If the U.S had never adopted the one-drop rule would there be several categories used to count people mixed with African ancestry? Would the Black population be smaller than what it is today?
As far as that example with that Puerto Rican guy. I wonder if many Latin people would prefer the labels 'Afro-Latino' and 'Afro-Latina' instead of the word Black to choose from on the census?
Wendy Roth has been arguing for years that the U.S. Census Bureau should ask about race in a different way. The race box that people check for themselves on the census doesn’t always match the box someone else might have checked for them. And that, Roth says, is a problem.
Many Hispanics and people from the Middle East check "white" as their race on the census. This is a "problem" only in the fevered minds of people like Ms. Roth.
Many Hispanics and people from the Middle East check "white" as their race on the census. This is a "problem" only in the fevered minds of people like Ms. Roth.
Aren't you a proponent that humanity can be separated into races?

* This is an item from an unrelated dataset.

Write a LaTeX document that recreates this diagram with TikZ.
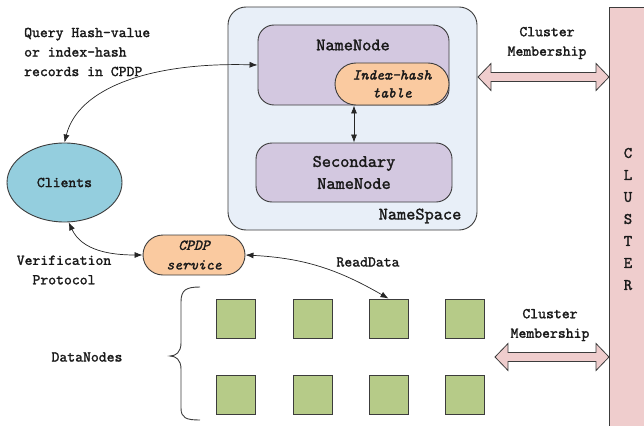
\documentclass[tikz,border=0pt]{standalone}
\usepackage{fontspec}
\setmonofont{lmmono10-regular.otf}[ItalicFont=lmmono10-italic.otf,
  BoldFont=lmmono10-regular.otf, BoldFeatures={FakeBold=1.6},
  BoldItalicFont=lmmono10-italic.otf, BoldItalicFeatures={FakeBold=1.6}]
\usetikzlibrary{arrows.meta,shapes.geometric}
\definecolor{edge}{RGB}{60,60,60}
\definecolor{nsblue}{RGB}{232,239,248}
\definecolor{lav}{RGB}{211,200,224}
\definecolor{peach}{RGB}{250,202,160}
\definecolor{cyanc}{RGB}{148,206,222}
\definecolor{greenc}{RGB}{182,203,136}
\definecolor{pinkc}{RGB}{239,205,205}
\begin{document}
\begin{tikzpicture}[x=1pt,y=-1pt,
  every node/.style={font=\ttfamily\bfseries\fontsize{15}{19.5}\selectfont, inner sep=0pt, text=black!90},
  big/.style={font=\ttfamily\bfseries\fontsize{17.5}{22}\selectfont},
  box/.style={draw=edge, line width=0.9pt},
  dn/.style={box, fill=greenc, minimum width=39pt, minimum height=39pt},
  arr/.style={{Latex[length=8pt,width=6pt]}-{Latex[length=8pt,width=6pt]}, line width=0.7pt, draw=black!85},
  fat/.style={fill=pinkc, draw=edge, line width=0.8pt}
]
\useasboundingbox (0,0) rectangle (644,425);
% cluster bar
\fill[pinkc] (609,7) rectangle (650,430);
\draw[edge, line width=0.9pt] (650,7) -- (609,7) -- (609,430);
\node[align=center, font=\ttfamily\bfseries\fontsize{16}{22}\selectfont] (cl) at (628,219) {C\\L\\U\\S\\T\\E\\R};

% namespace
\node[box, fill=nsblue, rounded corners=18pt, minimum width=249pt, minimum height=223pt] (NS) at (352.5,118.5) {};
\node[box, fill=lav, rounded corners=16pt, minimum width=191pt, minimum height=80pt] (NN) at (353.5,65) {};
\node[big] (nnl) at (353,45) {NameNode};
\node[box, fill=peach, rounded corners=21pt, minimum width=114pt, minimum height=42pt, align=center, font=\ttfamily\bfseries\itshape\fontsize{15}{18}\selectfont] (IH) at (392,84) {Index-hash\\table};
\node[box, fill=lav, rounded corners=16pt, minimum width=196pt, minimum height=59pt, align=center, big] (SN) at (354,172.5) {Secondary\\NameNode};
\node[big] (nsl) at (420,216) {NameSpace};
\draw[arr] (SN.north) -- (SN.north |- IH.south);

% clients and CPDP
\node[box, ellipse, fill=cyanc, minimum width=115pt, minimum height=79pt] (Clients) at (64.5,182.5) {Clients};
\node[box, fill=peach, rounded corners=20pt, minimum width=102pt, minimum height=40pt, align=center, font=\ttfamily\bfseries\itshape\fontsize{15}{19.5}\selectfont] (CPDP) at (194,255) {CPDP\\service};

\node[anchor=west, align=left] (q) at (24,52) {Query Hash-value\\or index-hash\\records in CPDP};
\node[align=center] (vp) at (64,270) {Verification\\Protocol};
\node (rd) at (368,262) {ReadData};

% data nodes
\foreach \i/\x in {1/235.5,2/312.5,3/388.5,4/465}{
  \node[dn] (sq\i) at (\x,318.5) {};
  \node[dn] (sr\i) at (\x,395) {};
}
\draw[line width=0.9pt, edge] (200,287) .. controls (186,287) and (181,290) .. (181,302) -- (181,343)
  .. controls (181,352) and (176,356) .. (170,356) .. controls (176,356) and (181,360) .. (181,369)
  -- (181,408) .. controls (181,418) and (186,420) .. (200,420);
\node (dnl) at (87,357) {DataNodes};

% connectors
\draw[arr] (NN.west) .. controls (150,62) and (78,88) .. (Clients.north);
\draw[arr] (Clients.-84) to[out=-65,in=180] (CPDP.west);
\draw[arr] (CPDP.east) to[out=-3,in=150] (sq3.north);

% cluster membership
\node[align=center] (cm1) at (547,43) {Cluster\\Membership};
\node[align=center] (cm2) at (550,325) {Cluster\\Membership};
\draw[fat] (478,77) -- (491,63.5) -- (491,72.5) -- (596,72.5) -- (596,63.5) -- (609,77)
  -- (596,90.5) -- (596,81.5) -- (491,81.5) -- (491,90.5) -- cycle;
\draw[fat] (495,357) -- (508,343.5) -- (508,352.5) -- (596,352.5) -- (596,343.5) -- (609,357)
  -- (596,370.5) -- (596,361.5) -- (508,361.5) -- (508,370.5) -- cycle;
\end{tikzpicture}
\end{document}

One drop rule was stupid and lead to much of this nonsense. Why did that rule ever come along in the USA and not in other places?
Because the U.S. wanted to maintain a strict separation between white and black and create as many slaves as possible. Even after slavery, they wanted all keep all resources for the whitest persons so even people with little African blood were excluded. They treated African heritage like a stain that polluted white heritage.
It wasn’t that way in most of Latin America and the Caribbean.